The International Energy Agency‘s Securing Clean Energy Technology Supply Chains evaluates current and future supply chain needs for key technologies – including solar PV, batteries for electric vehicles      and low emissions hydrogen – and provides a framework for governments and industry to identify, assess and respond to emerging opportunities and vulnerabilities.

Building secure, resilient and sustainable supply chains for clean energy technologies calls for decisive action around the world. IEA identifies five key areas, or pillars, where governments and industry can collectively prioritize action to lower the risk of and vulnerability to major supply disruptions:

  • Diversifying Supply Chains: Supply chain concentration among a small number of production facilities, firms, countries or regions is restrictive and thus a primary risk for clean energy technologies. Supply chain diversity – at the level of firms, geographies and technologies – is needed to ensure that supply chains are resilient to any shocks and that supplies remain secure.
  • Accelerating Clean Energy Transitions: The next decade will be critical. Any delays in rolling out solar PV, EV and hydrogen technologies will mean that reaching net zero by 2050 will become increasingly more difficult.
  • Innovating Clean Energy Technologies: There is an urgent need to commercialize technologies that are currently in the demonstration or prototype stages. The use of advanced digital technologies – including blockchain, artificial intelligence, data analytics, the Internet of Things and automation – can help companies at different stages of the supply chain improve their responsiveness, transparency and efficiency.
  • Collaborating on Clean Energy Supply Chains: Addressing the multiple challenges presented by the clean energy transition requires focusing on transparent public dialogue, developing programs to boost skills in emerging industries and supporting the growth of new job opportunities in more sustainable economic activities.
  • Investing in Clean Energy: Investment in clean energy needs to increase enormously over the rest of the current decade for the world to get on track for net zero emissions by 2050. The $1.4 trillion that is expected to be spent on clean energy technologies and efficiency worldwide in 2022 remains far below what is required in the Net Zero Emissions by 2050 Scenario, set at almost $5 trillion in 2035, falling to $4.5 trillion in 2050.

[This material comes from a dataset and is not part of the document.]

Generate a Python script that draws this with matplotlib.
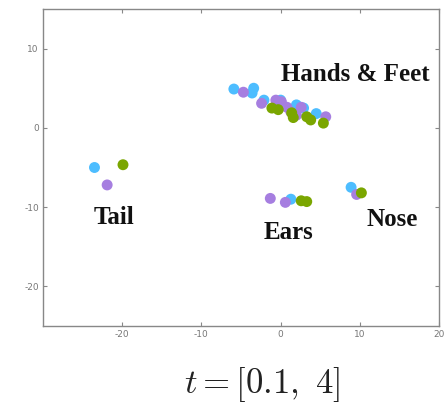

The IEA’s Net Zero Emissions by 2050 Scenario sets out an energy pathway consistent with limiting the global temperature increase to around 1.5 degrees Celsius. The huge increase in the deployment of solar PV, EVs and low-carbon hydrogen in that outline calls for rapid growth in the manufacturing of these technologies, as well as the production of essential material and mineral inputs. Industry, stakeholders and the government will need to focus on what is needed to best develop and expand clean energy technology supply chains to achieve net zero emissions across a broad range of technologies.

As a move in the right direction, the United States Senate has passed the Inflation Reduction Act – a $430 billion boost for climate change and healthcare. Observers say that this is could be the “most consequential climate law” ever passed in the US if cleared by the House. The $370 billion set aside for climate-focused spending is aimed at encouraging businesses and individuals to utilize incentivized investments in electric vehicles, energy-efficient appliances and wind and solar power that would double the amount of new, clean electricity-generating capacity coming online in the United States by 2024.  Experts have estimated the climate provisions of the bill will reduce America’s planet-heating emissions by about 40% by 2030, compared with 2005 levels. US emissions peaked in 2005 at just below 6,000 million tonnes of CO2 (MtCO2). The package also has provisions for tax credits for renewable energy production ($51 billion), nuclear production ($30 billion), clean electricity investment ($51 billion) and clean electricity production ($11 billion).

Important lessons can be drawn from established markets and technologies such as solar photovoltaics (PV) – where China has secured a dominant position at each step of the global supply chain – to shape emerging markets for batteries, low-emissions hydrogen and other technologies vital to the clean energy transition.